PROMPT:
Everything from the first line of the data below through the line that contains "var xTicks = [-3, -2, -1, 0, 1, 2, 3];" should be written out exactly, please, and nothing more; the pictures stay out.

DATASET CONTENT:
╔══

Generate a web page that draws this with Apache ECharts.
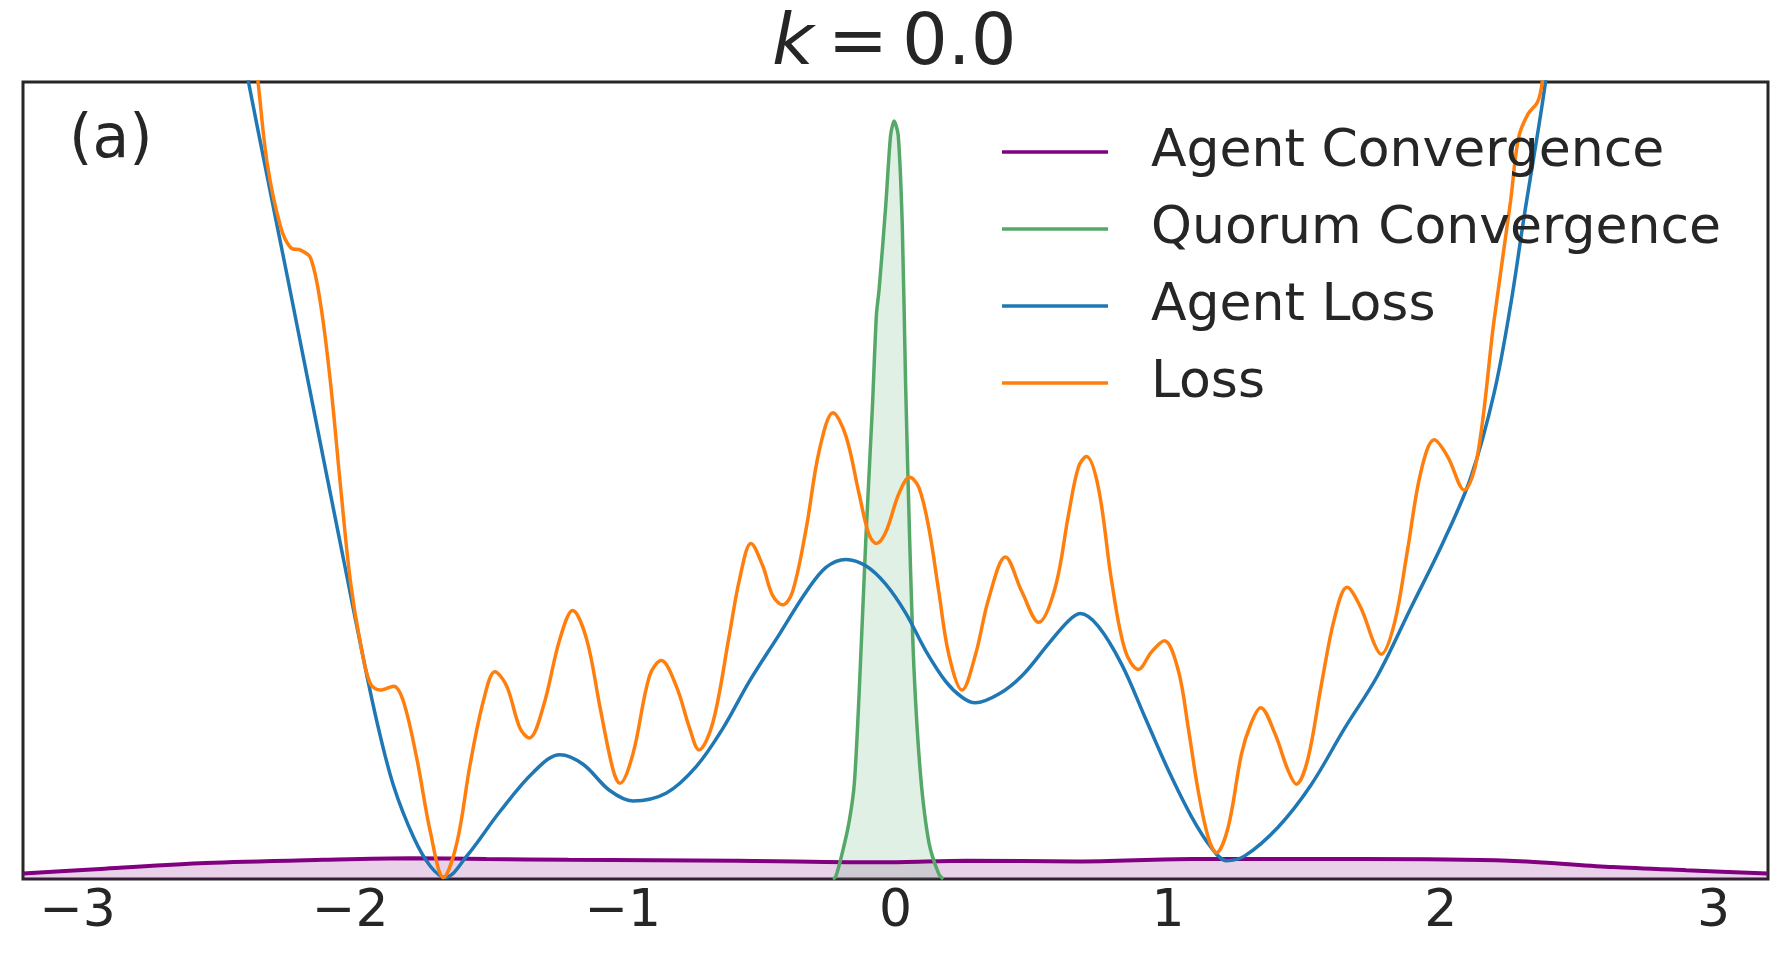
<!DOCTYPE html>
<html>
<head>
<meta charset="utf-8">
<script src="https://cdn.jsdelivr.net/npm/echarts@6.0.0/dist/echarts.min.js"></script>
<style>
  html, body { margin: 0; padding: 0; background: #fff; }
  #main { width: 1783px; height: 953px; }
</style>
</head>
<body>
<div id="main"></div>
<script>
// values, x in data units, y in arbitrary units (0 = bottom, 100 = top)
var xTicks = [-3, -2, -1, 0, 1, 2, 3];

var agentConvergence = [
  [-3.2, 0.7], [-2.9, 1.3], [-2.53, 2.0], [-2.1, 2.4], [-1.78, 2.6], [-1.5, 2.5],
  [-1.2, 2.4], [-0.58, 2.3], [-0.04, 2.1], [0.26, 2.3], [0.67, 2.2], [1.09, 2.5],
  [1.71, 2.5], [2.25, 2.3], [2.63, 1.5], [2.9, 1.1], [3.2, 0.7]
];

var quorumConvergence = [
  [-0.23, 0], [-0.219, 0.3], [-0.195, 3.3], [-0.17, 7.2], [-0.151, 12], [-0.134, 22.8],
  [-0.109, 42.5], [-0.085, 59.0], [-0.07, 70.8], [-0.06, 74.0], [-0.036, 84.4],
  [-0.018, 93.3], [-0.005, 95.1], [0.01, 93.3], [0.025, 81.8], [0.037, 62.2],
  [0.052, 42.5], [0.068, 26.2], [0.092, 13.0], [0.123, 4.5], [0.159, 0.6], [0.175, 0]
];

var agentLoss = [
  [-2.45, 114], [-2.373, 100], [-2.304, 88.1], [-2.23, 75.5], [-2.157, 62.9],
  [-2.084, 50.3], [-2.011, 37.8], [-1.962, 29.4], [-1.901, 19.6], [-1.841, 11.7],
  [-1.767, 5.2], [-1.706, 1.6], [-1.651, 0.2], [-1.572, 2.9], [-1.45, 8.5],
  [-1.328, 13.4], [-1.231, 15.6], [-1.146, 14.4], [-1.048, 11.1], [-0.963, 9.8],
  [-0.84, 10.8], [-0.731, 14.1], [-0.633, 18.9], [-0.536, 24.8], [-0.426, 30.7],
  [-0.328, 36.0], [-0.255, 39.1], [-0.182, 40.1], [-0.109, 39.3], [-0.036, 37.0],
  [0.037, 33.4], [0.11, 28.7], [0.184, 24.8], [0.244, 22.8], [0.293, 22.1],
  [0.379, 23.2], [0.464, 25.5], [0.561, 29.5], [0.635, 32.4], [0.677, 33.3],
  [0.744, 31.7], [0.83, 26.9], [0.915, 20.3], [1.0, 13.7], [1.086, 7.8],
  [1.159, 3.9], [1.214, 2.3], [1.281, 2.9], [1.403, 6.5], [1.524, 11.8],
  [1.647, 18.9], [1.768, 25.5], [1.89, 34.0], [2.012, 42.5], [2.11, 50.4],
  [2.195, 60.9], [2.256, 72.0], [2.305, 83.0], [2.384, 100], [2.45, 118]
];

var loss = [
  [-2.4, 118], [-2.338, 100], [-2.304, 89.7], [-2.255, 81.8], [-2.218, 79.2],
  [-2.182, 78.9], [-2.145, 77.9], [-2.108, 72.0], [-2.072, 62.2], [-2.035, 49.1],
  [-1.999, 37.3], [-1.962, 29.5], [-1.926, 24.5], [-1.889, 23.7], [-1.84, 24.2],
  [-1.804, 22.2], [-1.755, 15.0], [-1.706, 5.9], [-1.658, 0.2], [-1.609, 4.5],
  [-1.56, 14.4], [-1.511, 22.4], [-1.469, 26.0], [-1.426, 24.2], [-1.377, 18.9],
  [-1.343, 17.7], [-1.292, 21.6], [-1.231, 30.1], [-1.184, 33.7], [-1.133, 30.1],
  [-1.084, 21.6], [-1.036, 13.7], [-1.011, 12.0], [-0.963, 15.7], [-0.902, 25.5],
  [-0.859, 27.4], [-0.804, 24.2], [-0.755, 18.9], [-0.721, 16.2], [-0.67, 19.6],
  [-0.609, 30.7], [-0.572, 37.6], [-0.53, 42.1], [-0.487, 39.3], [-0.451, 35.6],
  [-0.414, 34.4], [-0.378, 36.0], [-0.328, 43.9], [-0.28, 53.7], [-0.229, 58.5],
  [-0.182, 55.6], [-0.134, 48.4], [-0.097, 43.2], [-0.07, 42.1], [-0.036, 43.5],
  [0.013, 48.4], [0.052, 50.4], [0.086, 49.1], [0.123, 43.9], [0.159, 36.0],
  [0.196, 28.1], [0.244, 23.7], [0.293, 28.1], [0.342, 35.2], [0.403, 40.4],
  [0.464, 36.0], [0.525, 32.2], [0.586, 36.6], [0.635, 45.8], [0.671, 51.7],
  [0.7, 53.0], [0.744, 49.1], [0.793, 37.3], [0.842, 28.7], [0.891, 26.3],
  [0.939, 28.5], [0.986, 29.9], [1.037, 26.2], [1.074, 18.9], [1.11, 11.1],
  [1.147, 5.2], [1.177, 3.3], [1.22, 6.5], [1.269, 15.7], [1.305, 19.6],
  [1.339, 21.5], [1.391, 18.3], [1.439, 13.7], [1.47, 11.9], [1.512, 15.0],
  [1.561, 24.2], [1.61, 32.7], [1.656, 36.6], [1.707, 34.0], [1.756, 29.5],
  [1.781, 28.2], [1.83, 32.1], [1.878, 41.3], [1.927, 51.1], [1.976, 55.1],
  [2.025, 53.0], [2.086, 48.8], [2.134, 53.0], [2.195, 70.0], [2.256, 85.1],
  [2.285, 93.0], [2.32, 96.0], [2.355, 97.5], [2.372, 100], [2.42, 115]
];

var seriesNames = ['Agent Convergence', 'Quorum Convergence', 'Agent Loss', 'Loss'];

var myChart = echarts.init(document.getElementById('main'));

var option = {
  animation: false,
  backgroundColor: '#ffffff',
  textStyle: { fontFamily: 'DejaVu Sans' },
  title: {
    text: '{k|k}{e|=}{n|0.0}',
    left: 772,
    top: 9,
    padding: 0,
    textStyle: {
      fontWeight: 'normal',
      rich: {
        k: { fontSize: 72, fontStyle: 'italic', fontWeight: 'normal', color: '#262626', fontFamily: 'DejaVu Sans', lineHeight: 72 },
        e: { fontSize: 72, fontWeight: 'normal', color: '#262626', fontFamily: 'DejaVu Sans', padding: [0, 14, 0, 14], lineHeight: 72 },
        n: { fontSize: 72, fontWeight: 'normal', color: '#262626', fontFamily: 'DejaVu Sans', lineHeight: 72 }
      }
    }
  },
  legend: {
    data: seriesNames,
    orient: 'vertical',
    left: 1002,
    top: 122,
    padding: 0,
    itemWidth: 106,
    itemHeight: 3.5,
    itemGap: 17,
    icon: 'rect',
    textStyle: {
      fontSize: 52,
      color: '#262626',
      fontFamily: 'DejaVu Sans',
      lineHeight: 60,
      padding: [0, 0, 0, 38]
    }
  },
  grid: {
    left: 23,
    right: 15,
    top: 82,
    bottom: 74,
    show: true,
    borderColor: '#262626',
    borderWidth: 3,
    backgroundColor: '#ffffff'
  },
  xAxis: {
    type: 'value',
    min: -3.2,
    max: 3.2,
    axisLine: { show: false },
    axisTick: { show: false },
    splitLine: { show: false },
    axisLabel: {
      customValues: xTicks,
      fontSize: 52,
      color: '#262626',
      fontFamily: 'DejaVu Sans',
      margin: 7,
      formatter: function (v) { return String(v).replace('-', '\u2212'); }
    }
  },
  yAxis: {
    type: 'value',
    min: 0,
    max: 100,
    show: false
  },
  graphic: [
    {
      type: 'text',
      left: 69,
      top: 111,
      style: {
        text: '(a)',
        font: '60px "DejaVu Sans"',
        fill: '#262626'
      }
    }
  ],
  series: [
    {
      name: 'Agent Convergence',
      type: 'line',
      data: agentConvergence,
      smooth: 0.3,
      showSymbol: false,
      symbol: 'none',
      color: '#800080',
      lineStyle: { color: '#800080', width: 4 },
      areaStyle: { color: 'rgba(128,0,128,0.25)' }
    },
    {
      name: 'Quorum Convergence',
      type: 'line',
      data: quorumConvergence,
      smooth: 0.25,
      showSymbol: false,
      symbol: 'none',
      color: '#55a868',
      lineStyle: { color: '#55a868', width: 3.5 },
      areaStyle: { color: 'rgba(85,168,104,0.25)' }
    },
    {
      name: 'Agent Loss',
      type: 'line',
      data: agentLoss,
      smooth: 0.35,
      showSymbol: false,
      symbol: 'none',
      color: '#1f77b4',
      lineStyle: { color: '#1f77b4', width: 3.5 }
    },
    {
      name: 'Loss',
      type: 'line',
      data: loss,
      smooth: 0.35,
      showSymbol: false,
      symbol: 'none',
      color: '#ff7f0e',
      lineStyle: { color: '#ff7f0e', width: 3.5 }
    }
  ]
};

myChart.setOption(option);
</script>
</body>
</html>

╚══

REPLY:
Generate a web page that draws this with Apache ECharts.
<!DOCTYPE html>
<html>
<head>
<meta charset="utf-8">
<script src="https://cdn.jsdelivr.net/npm/echarts@6.0.0/dist/echarts.min.js"></script>
<style>
  html, body { margin: 0; padding: 0; background: #fff; }
  #main { width: 1783px; height: 953px; }
</style>
</head>
<body>
<div id="main"></div>
<script>
// values, x in data units, y in arbitrary units (0 = bottom, 100 = top)
var xTicks = [-3, -2, -1, 0, 1, 2, 3];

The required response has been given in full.